We follow the fortunes of Kelly Hu who is sexy and deadly. Not much personality, but you can’t have everything. She hooks up with innocent (!) priest Robert Carlyle who is having a crisis of faith and is also a target after another competitor fed him his tracking chip, meaning the pissed up priest is fair game.

Meanwhile the action is being monitored by a room of clichés; rich gamblers like the loud Texan and sinister Orientals who have bets on the outcome. Middlesbrough has loads of CCTV that the baddies can hack into, so our gamblers can get their thrills. It also seems to have no police or many civilians at all.

We get various face offs between contestants including that French bloke who does parkour and a nutty American who we don’t like as he kills a dog. Soon the numbers are whittled down, especially after a bloody encounter in a strip joint.

As you would expect it’s comes down to our three principals - who will win…The Tournament?! Not the audience, that’s for sure!

This was actually a decent offering if you have parked your brain and are just seeking shoot ‘em up thrills.

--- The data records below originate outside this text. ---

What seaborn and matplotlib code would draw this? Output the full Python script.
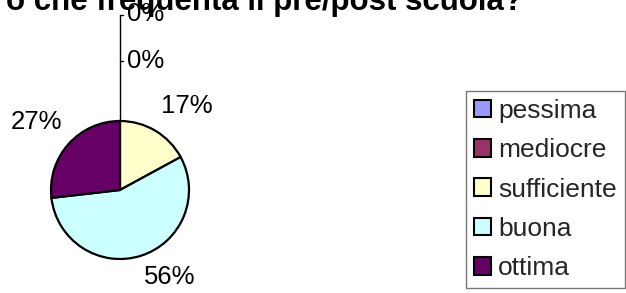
import matplotlib
matplotlib.use("Agg")
import matplotlib.pyplot as plt
import seaborn as sns
from matplotlib.patches import Patch

sns.set_theme(style="white")
plt.rcParams['font.family'] = ['Liberation Sans', 'DejaVu Sans']

# Data
categories = ["pessima", "mediocre", "sufficiente", "buona", "ottima"]
values = [0, 0, 7, 23, 11]
colors = ["#9999FF", "#993366", "#FFFFCC", "#CCFFFF", "#660066"]
title_visible = "o che frequenta il pre/post scuola?"

W, H = 626, 293
fig = plt.figure(figsize=(W / 100, H / 100), dpi=100)
fig.patch.set_facecolor("white")

cx, cy, r = 120, 190, 69
ax = fig.add_axes([(cx - r) / W, (H - cy - r) / H, 2 * r / W, 2 * r / H])
wedges, _ = ax.pie(values, colors=colors, startangle=90, counterclock=False,
                   radius=1, wedgeprops=dict(edgecolor="black", linewidth=1.6))
ax.set_xlim(-1, 1)
ax.set_ylim(-1, 1)
ax.axis("off")

total = sum(values)
pcts = [f"{round(v / total * 100)}%" for v in values]

def px2d(px, py):
    return (px - cx) / r, (cy - py) / r

label_px = [(146, 14), (146, 61), (187, 106), (170, 277), (37, 122)]
for txt, (px, py) in zip(pcts, label_px):
    x, y = px2d(px, py)
    ax.text(x, y, txt, ha="center", va="center", fontsize=18.5, color="black", clip_on=False)

# leader line for zero slices
x0, ytop = px2d(120, 15)
_, ymid = px2d(120, 61)
ax.plot([0, 0], [1, ytop], color="black", lw=1, clip_on=False)
ax.plot([0, 0.05], [ytop, ytop], color="black", lw=1, clip_on=False)
ax.plot([0, 0.05], [ymid, ymid], color="black", lw=1, clip_on=False)

# title (cut off in original)
fig.text(523 / W, 1 - 10 / H, title_visible, ha="right", va="baseline",
         fontsize=22.5, fontweight="bold", color="black")

handles = [Patch(facecolor=c, edgecolor="black", linewidth=1.5) for c in colors]
leg = fig.legend(handles, categories, loc="upper left",
                 bbox_to_anchor=(466 / W, 1 - 91 / H),
                 frameon=True, fancybox=False, fontsize=19, handlelength=0.65,
                 handleheight=0.65, handletextpad=0.27, labelspacing=0.58,
                 borderaxespad=0, borderpad=0.3)
leg.get_frame().set_edgecolor("#555555")
leg.get_frame().set_linewidth(1)

fig.savefig("out.png", dpi=100, facecolor="white")
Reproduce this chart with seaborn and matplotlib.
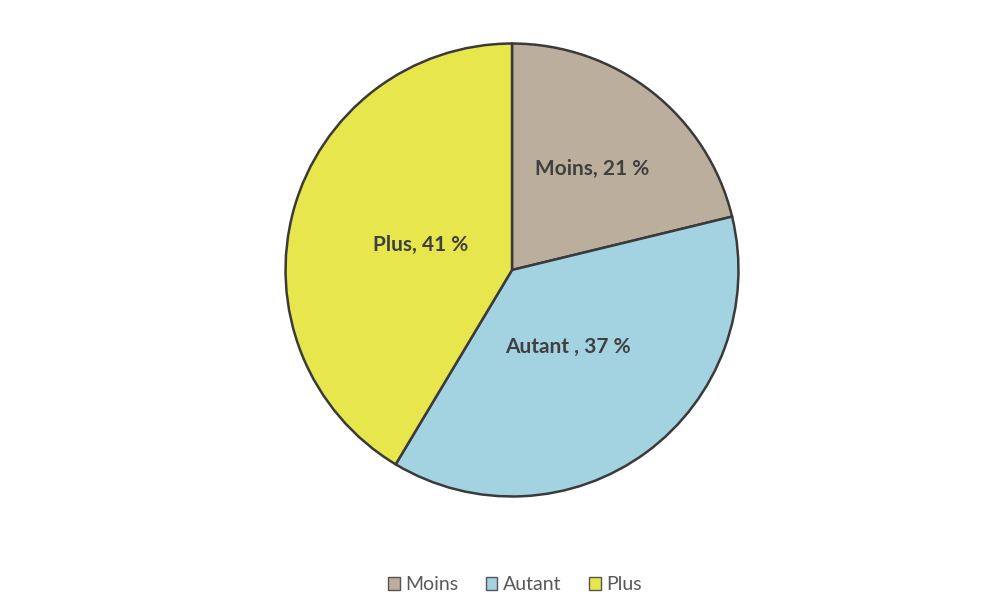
import numpy as np
import matplotlib
matplotlib.use("Agg")
import matplotlib.pyplot as plt
import seaborn as sns
from matplotlib.patches import Patch

categories = ["Moins", "Autant", "Plus"]
values = [21, 37, 41]
labels = ["Moins, 21 %", "Autant , 37 %", "Plus, 41 %"]

colors = ["#bcae9d", "#a3d3e1", "#e7e64c"]
label_dist = [0.57, 0.42, 0.42]

sns.set_theme(style="white")
plt.rcParams['font.family'] = ['Lato', 'DejaVu Sans']

fig = plt.figure(figsize=(10, 6.14), dpi=100)
ax = fig.add_axes([(512 - 231) / 1000, (614 - 270 - 231) / 614, 462 / 1000, 462 / 614])

wedges, _ = ax.pie(values, colors=colors, startangle=90, counterclock=False,
                   radius=1.0,
                   wedgeprops=dict(edgecolor="#3a3a3a", linewidth=1.8))
ax.set_aspect("equal")
ax.set_xlim(-1.02, 1.02)
ax.set_ylim(-1.02, 1.02)

for w, lab, d in zip(wedges, labels, label_dist):
    ang = np.deg2rad((w.theta1 + w.theta2) / 2)
    ax.text(d * np.cos(ang), d * np.sin(ang), lab, ha="center", va="center",
            fontsize=15, fontweight="bold", color="#404040")

handles = [Patch(facecolor=c, edgecolor="#555555", label=n) for c, n in zip(colors, categories)]
fig.legend(handles=handles, loc="center", bbox_to_anchor=(0.515, 1 - 585 / 614),
           ncol=3, frameon=False, fontsize=14, handlelength=0.6, handleheight=0.6,
           handletextpad=0.3, columnspacing=1.4, labelcolor="#595959")

fig.savefig("out.png", dpi=100)
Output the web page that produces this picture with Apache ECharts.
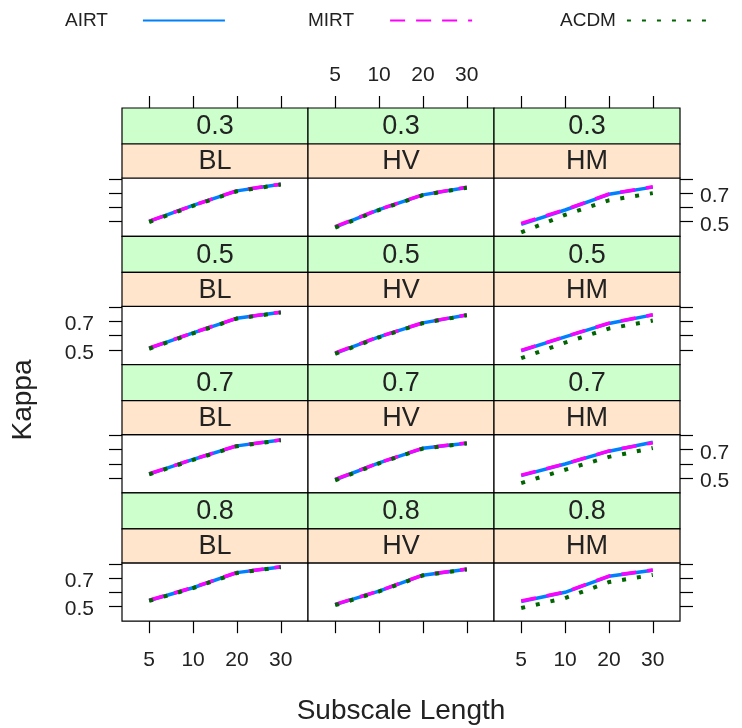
<!DOCTYPE html>
<html>
<head>
<meta charset="utf-8">
<script src="https://cdn.jsdelivr.net/npm/echarts@6/dist/echarts.min.js"></script>
<style>html,body{margin:0;padding:0;background:#fff}</style>
</head>
<body>
<div id="kappa-chart" style="width:742px;height:728px;"></div>
<script>
// subscale lengths on the x axis, kappa levels (outer strip), designs (inner strip)
const lengths = [5, 10, 20, 30];
const kappaLevels = ['0.3', '0.5', '0.7', '0.8'];
const designs = ['BL', 'HV', 'HM'];
const methods = ['AIRT', 'MIRT', 'ACDM'];
const yTicks = [0.5, 0.6, 0.7, 0.8];
const yLabels = [0.5, 0.7];

// each array: [BL, HV, HM], values at lengths 5, 10, 20, 30
const airt03 = [[0.502, 0.614, 0.716, 0.762], [0.463, 0.585, 0.688, 0.740], [0.482, 0.582, 0.692, 0.742]];
const mirt03 = [[0.504, 0.614, 0.717, 0.763], [0.466, 0.586, 0.689, 0.742], [0.488, 0.585, 0.694, 0.745]];
const acdm03 = [[0.498, 0.611, 0.713, 0.760], [0.458, 0.582, 0.686, 0.738], [0.425, 0.548, 0.650, 0.700]];

const airt05 = [[0.512, 0.620, 0.722, 0.764], [0.477, 0.592, 0.690, 0.745], [0.495, 0.592, 0.686, 0.746]];
const mirt05 = [[0.514, 0.621, 0.723, 0.765], [0.480, 0.593, 0.691, 0.746], [0.498, 0.594, 0.688, 0.747]];
const acdm05 = [[0.509, 0.617, 0.720, 0.762], [0.473, 0.589, 0.688, 0.743], [0.443, 0.552, 0.650, 0.706]];

const airt07 = [[0.530, 0.632, 0.727, 0.768], [0.490, 0.608, 0.710, 0.746], [0.519, 0.600, 0.690, 0.752]];
const mirt07 = [[0.532, 0.633, 0.728, 0.769], [0.493, 0.609, 0.711, 0.748], [0.522, 0.602, 0.692, 0.748]];
const acdm07 = [[0.527, 0.629, 0.725, 0.766], [0.486, 0.605, 0.708, 0.744], [0.467, 0.560, 0.650, 0.712]];

const airt08 = [[0.543, 0.632, 0.738, 0.778], [0.514, 0.608, 0.720, 0.762], [0.536, 0.600, 0.712, 0.755]];
const mirt08 = [[0.545, 0.634, 0.739, 0.779], [0.516, 0.610, 0.721, 0.763], [0.540, 0.602, 0.714, 0.756]];
const acdm08 = [[0.540, 0.630, 0.735, 0.776], [0.510, 0.606, 0.718, 0.760], [0.490, 0.560, 0.672, 0.722]];

const airt = [airt03, airt05, airt07, airt08];
const mirt = [mirt03, mirt05, mirt07, mirt08];
const acdm = [acdm03, acdm05, acdm07, acdm08];

// layout of the lattice
const FONT = '"Liberation Sans", Arial, sans-serif';
const left0 = 122, colW = 186;
const top0 = 108, rowH = 128.3, greenH = 36, orangeH = 34, panelH = 58.3;

const lineStyles = {
  AIRT: { color: '#0080ff', width: 3.5, type: 'solid' },
  MIRT: { color: '#ff00ff', width: 3.5, type: [15, 11] },
  ACDM: { color: '#006400', width: 4, type: [4, 11] }
};

const grids = [], xAxes = [], yAxes = [], series = [], graphics = [];
const tickStyle = { color: '#000', width: 1.2 };
const labelStyle = { fontSize: 21, color: '#222', fontFamily: FONT };

kappaLevels.forEach((lev, r) => {
  designs.forEach((des, c) => {
    const g = grids.length;
    const x = left0 + c * colW;
    const yStrip = top0 + r * rowH;
    grids.push({
      left: x, top: yStrip + greenH + orangeH, width: colW, height: panelH,
      show: true, borderColor: '#000', borderWidth: 1.2, backgroundColor: '#fff'
    });

    // strips
    graphics.push({
      type: 'rect', shape: { x: x, y: yStrip, width: colW, height: greenH },
      style: { fill: '#ccffcc', stroke: '#000', lineWidth: 1.2 }, z: 10
    });
    graphics.push({
      type: 'rect', shape: { x: x, y: yStrip + greenH, width: colW, height: orangeH },
      style: { fill: '#ffe5cc', stroke: '#000', lineWidth: 1.2 }, z: 10
    });
    graphics.push({
      type: 'text', x: x + colW / 2, y: yStrip + greenH / 2 + 1, z: 11,
      style: { text: lev, align: 'center', verticalAlign: 'middle', font: '27px ' + FONT, fill: '#222' }
    });
    graphics.push({
      type: 'text', x: x + colW / 2, y: yStrip + greenH + orangeH / 2 + 1, z: 11,
      style: { text: des, align: 'center', verticalAlign: 'middle', font: '27px ' + FONT, fill: '#222' }
    });

    // bottom x axis
    const xi = xAxes.length;
    xAxes.push({
      type: 'value', gridIndex: g, min: -0.62, max: 3.62,
      show: r === 3,
      axisLine: { show: false, onZero: false }, splitLine: { show: false },
      axisTick: { show: true, length: 12, lineStyle: tickStyle, customValues: [0, 1, 2, 3] },
      axisLabel: {
        show: c !== 1, margin: 29, ...labelStyle,
        customValues: [0, 1, 2, 3], formatter: v => String(lengths[Math.round(v)])
      }
    });
    // top x axis on first row
    if (r === 0) {
      xAxes.push({
        type: 'value', gridIndex: g, min: -0.62, max: 3.62, position: 'top', offset: greenH + orangeH,
        axisLine: { show: false, onZero: false }, splitLine: { show: false },
        axisTick: { show: true, length: 12, lineStyle: tickStyle, customValues: [0, 1, 2, 3] },
        axisLabel: {
          show: c === 1, margin: 22, ...labelStyle,
          customValues: [0, 1, 2, 3], formatter: v => String(lengths[Math.round(v)])
        }
      });
    }

    // y axis: left on first column, right on last column
    const yi = yAxes.length;
    const labelOn = (c === 0 && r % 2 === 1) || (c === 2 && r % 2 === 0);
    yAxes.push({
      type: 'value', gridIndex: g, min: 0.398, max: 0.806,
      show: c !== 1, position: c === 2 ? 'right' : 'left',
      axisLine: { show: false, onZero: false }, splitLine: { show: false },
      axisTick: { show: true, length: 13, lineStyle: tickStyle, customValues: yTicks },
      axisLabel: {
        show: labelOn, margin: c === 0 ? 28 : 20, ...labelStyle,
        verticalAlign: 'top', lineHeight: 6,
        customValues: yLabels, formatter: v => v.toFixed(1)
      }
    });

    const sets = { AIRT: airt, MIRT: mirt, ACDM: acdm };
    methods.forEach((m, k) => {
      series.push({
        name: m, type: 'line', xAxisIndex: xi, yAxisIndex: yi,
        data: sets[m][r][c].map((v, i) => [i, v]),
        symbol: 'none', lineStyle: lineStyles[m], z: 2 + k,
        itemStyle: { color: lineStyles[m].color }
      });
    });
  });
});

// axis titles
graphics.push({
  type: 'text', x: 23, y: 400, rotation: Math.PI / 2, z: 11,
  style: { text: 'Kappa', align: 'center', verticalAlign: 'middle', font: '28px ' + FONT, fill: '#222' }
});
graphics.push({
  type: 'text', x: 401, y: 711, z: 11,
  style: { text: 'Subscale Length', align: 'center', verticalAlign: 'middle', font: '28px ' + FONT, fill: '#222' }
});

const legendBase = {
  top: 6, itemWidth: 82, itemHeight: 14, align: 'right',
  selectedMode: false, itemStyle: { opacity: 0 }
};
const legends = [
  { ...legendBase, data: ['AIRT'], left: 60, textStyle: { fontSize: 19, fontFamily: FONT, color: '#222', padding: [0, 30, 0, 0] } },
  { ...legendBase, data: ['MIRT'], left: 303, textStyle: { fontSize: 19, fontFamily: FONT, color: '#222', padding: [0, 31, 0, 0] } },
  { ...legendBase, data: ['ACDM'], left: 555, textStyle: { fontSize: 19, fontFamily: FONT, color: '#222', padding: [0, 6, 0, 0] } }
];

const chart = echarts.init(document.getElementById('kappa-chart'));
chart.setOption({
  animation: false,
  backgroundColor: '#fff',
  legend: legends,
  grid: grids,
  xAxis: xAxes,
  yAxis: yAxes,
  series: series,
  graphic: graphics
});
</script>
</body>
</html>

It was a mistake to make Carlyle’s priest so prominent as his crisis of faith was just dull and it beggared belief that a top assassin would take him under her wing.

The action sequences were decent with the big motorway finale well choreographed. They do seem to have a lot of crappy old cars in Middlesbrough though - just as well as they all get blown up.

There was little in the way of characterisation with Rhames especially phoning it in. Hu was lovely but her dialogue was a bit stilted and I wasn’t buying her hard ass rep. Of the under card you get your usual cavalcade of psychos and exotics with snipers, grenade chuckers and one chap with a rocket launcher all adding a bit of colour - mostly red.

The film does lose momentum in the last third with the showdown and ending all being somewhat predictable. It was decent enough but you can see why there wasn’t enough to kick-start a franchise here.